そんなわたしから見ると、この連載に登場する家族の風景は、あまりにもフィクションであり、あまりにもファンタジーなのです。勇君がおにぎりの話を聞いた文章を読み、できあがったおにぎりの写真を見ると、きっとおおくの読者は、自分の記憶にあるおにぎりを思い浮かべるのではないでしょうか。あの日あのとき、にぎった/にぎってもらった「あのおにぎり」を。ですが、わたしには(いまのところ)ないのです。おにぎりは思い浮かびません(きっと抑圧のなかにあるのでしょう)。

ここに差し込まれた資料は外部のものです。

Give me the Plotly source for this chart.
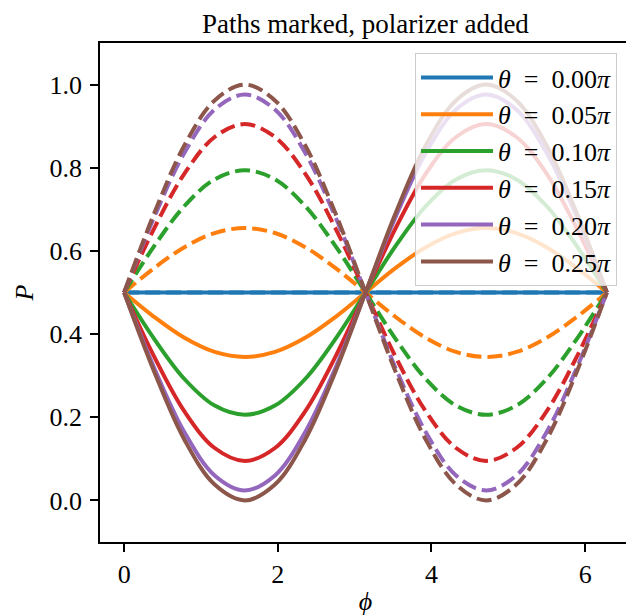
import plotly.graph_objects as go

# phi sample positions (radians)
PHI = [0.000, 0.393, 0.785, 1.178, 1.571, 1.963, 2.356, 2.749, 3.142,
       3.534, 3.927, 4.320, 4.712, 5.105, 5.498, 5.890, 6.283]

THETA_LABELS = ["0.00", "0.05", "0.10", "0.15", "0.20", "0.25"]
COLORS = ["#1f77b4", "#ff7f0e", "#2ca02c", "#d62728", "#9467bd", "#8c564b"]

# solid curves
P_000 = [0.500, 0.500, 0.500, 0.500, 0.500, 0.500, 0.500, 0.500, 0.500,
         0.500, 0.500, 0.500, 0.500, 0.500, 0.500, 0.500, 0.500]
P_005 = [0.500, 0.441, 0.391, 0.357, 0.345, 0.357, 0.391, 0.441, 0.500,
         0.559, 0.609, 0.643, 0.655, 0.643, 0.609, 0.559, 0.500]
P_010 = [0.500, 0.388, 0.292, 0.228, 0.206, 0.228, 0.292, 0.388, 0.500,
         0.612, 0.708, 0.772, 0.794, 0.772, 0.708, 0.612, 0.500]
P_015 = [0.500, 0.345, 0.214, 0.126, 0.095, 0.126, 0.214, 0.345, 0.500,
         0.655, 0.786, 0.874, 0.905, 0.874, 0.786, 0.655, 0.500]
P_020 = [0.500, 0.318, 0.164, 0.060, 0.024, 0.060, 0.164, 0.318, 0.500,
         0.682, 0.836, 0.940, 0.976, 0.940, 0.836, 0.682, 0.500]
P_025 = [0.500, 0.309, 0.146, 0.038, 0.000, 0.038, 0.146, 0.309, 0.500,
         0.691, 0.854, 0.962, 1.000, 0.962, 0.854, 0.691, 0.500]

# dashed curves
Q_000 = [0.500, 0.500, 0.500, 0.500, 0.500, 0.500, 0.500, 0.500, 0.500,
         0.500, 0.500, 0.500, 0.500, 0.500, 0.500, 0.500, 0.500]
Q_005 = [0.500, 0.559, 0.609, 0.643, 0.655, 0.643, 0.609, 0.559, 0.500,
         0.441, 0.391, 0.357, 0.345, 0.357, 0.391, 0.441, 0.500]
Q_010 = [0.500, 0.612, 0.708, 0.772, 0.794, 0.772, 0.708, 0.612, 0.500,
         0.388, 0.292, 0.228, 0.206, 0.228, 0.292, 0.388, 0.500]
Q_015 = [0.500, 0.655, 0.786, 0.874, 0.905, 0.874, 0.786, 0.655, 0.500,
         0.345, 0.214, 0.126, 0.095, 0.126, 0.214, 0.345, 0.500]
Q_020 = [0.500, 0.682, 0.836, 0.940, 0.976, 0.940, 0.836, 0.682, 0.500,
         0.318, 0.164, 0.060, 0.024, 0.060, 0.164, 0.318, 0.500]
Q_025 = [0.500, 0.691, 0.854, 0.962, 1.000, 0.962, 0.854, 0.691, 0.500,
         0.309, 0.146, 0.038, 0.000, 0.038, 0.146, 0.309, 0.500]

SOLID = [P_000, P_005, P_010, P_015, P_020, P_025]
DASHED = [Q_000, Q_005, Q_010, Q_015, Q_020, Q_025]

X_TICKS = [0, 2, 4, 6]
Y_TICKS = [0.0, 0.2, 0.4, 0.6, 0.8, 1.0]

TITLE = "Paths marked, polarizer added"
FONT = "Liberation Serif"
SP = "\u2002"

fig = go.Figure()
for lab, col, ys, yd in zip(THETA_LABELS, COLORS, SOLID, DASHED):
    fig.add_trace(go.Scatter(
        x=PHI, y=ys, mode="lines", line=dict(color=col, width=4, shape="spline"),
        name=f"<i>θ</i>{SP}={SP}{lab}<i>π</i>", showlegend=True))
    fig.add_trace(go.Scatter(
        x=PHI, y=yd, mode="lines",
        line=dict(color=col, width=4, shape="spline", dash="15px,6px"),
        showlegend=False))

# page body has an 8px margin, so the figure is drawn 8px smaller
W, H = 626, 608
ML, MR, MT, MB = 92, 3, 35, 74
fig.update_layout(
    width=W, height=H,
    margin=dict(l=ML, r=MR, t=MT, b=MB, autoexpand=False),
    plot_bgcolor="white", paper_bgcolor="white",
    font=dict(family=FONT, size=26, color="black"),
    legend=dict(x=0.9736, y=0.98, xanchor="right", yanchor="top",
                bgcolor="rgba(255,255,255,0.8)", bordercolor="#cccccc",
                borderwidth=1, font=dict(family=FONT, size=26),
                itemwidth=72),
    showlegend=True,
)
fig.add_annotation(
    text=TITLE, xref="paper", yref="paper", x=0.5,
    y=1 + MT / (H - MT - MB), xanchor="center", yanchor="top",
    showarrow=False, borderpad=0, font=dict(family=FONT, size=27),
)
fig.update_xaxes(
    range=[-0.314, 6.597], tickvals=X_TICKS, ticktext=[str(v) for v in X_TICKS],
    showgrid=False, zeroline=False, showline=True, mirror=True, automargin=False,
    linecolor="black", linewidth=1.5, ticks="outside", ticklen=8, tickwidth=1.5,
    tickcolor="black", ticklabelstandoff=0,
    title=dict(text="<i>\u03d5</i>", standoff=8, font=dict(size=26)),
)
fig.update_yaxes(
    range=[-0.1, 1.1], tickvals=Y_TICKS, ticktext=[f"{v:.1f}" for v in Y_TICKS],
    showgrid=False, zeroline=False, showline=True, mirror=True, automargin=False,
    linecolor="black", linewidth=1.5, ticks="outside", ticklen=8, tickwidth=1.5,
    tickcolor="black", ticklabelstandoff=3,
    title=dict(text="<i>P</i>", standoff=8, font=dict(size=26)),
)

fig.write_html("out.html")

ですがこんなことを思うと同時に、わたしは勇君が撮る「あたたかい家族の風景」が好きなのです。強く憧れ求めているのです。そこに流れている「あたたかいもの」に触れてみたいし感じてみたいのです。そこには確実に「在る」のです。愛し愛される関係が理由もなく損得もなく存在している、まぎれもないドキュメンタリーだと感じるのです。それは、わたしには経験できなかったし、もちろん今後も経験できないのだろうけど、このように在ってほしい、こんなうつくしい世界で在ってほしいという、願いのようなものなのです。

ですからこの連載は、自分のおにぎりを思い浮かべられる人や、思い浮かべられないけどなぜか惹かれる人、それぞれみんなに読んでほしい。そしてそれは、記憶の彼方にある、小さなわたしへの祈りでもあるのです。

まる、さんかく、しかく。みんなのおにぎり」。

写真上:打ち合わせ後の去り際に駅のホームでポーズをキメる阪本勇君。
写真下:すぐさま追いかけてくる阪本勇君。2枚ともに撮影は人々舎・樋口。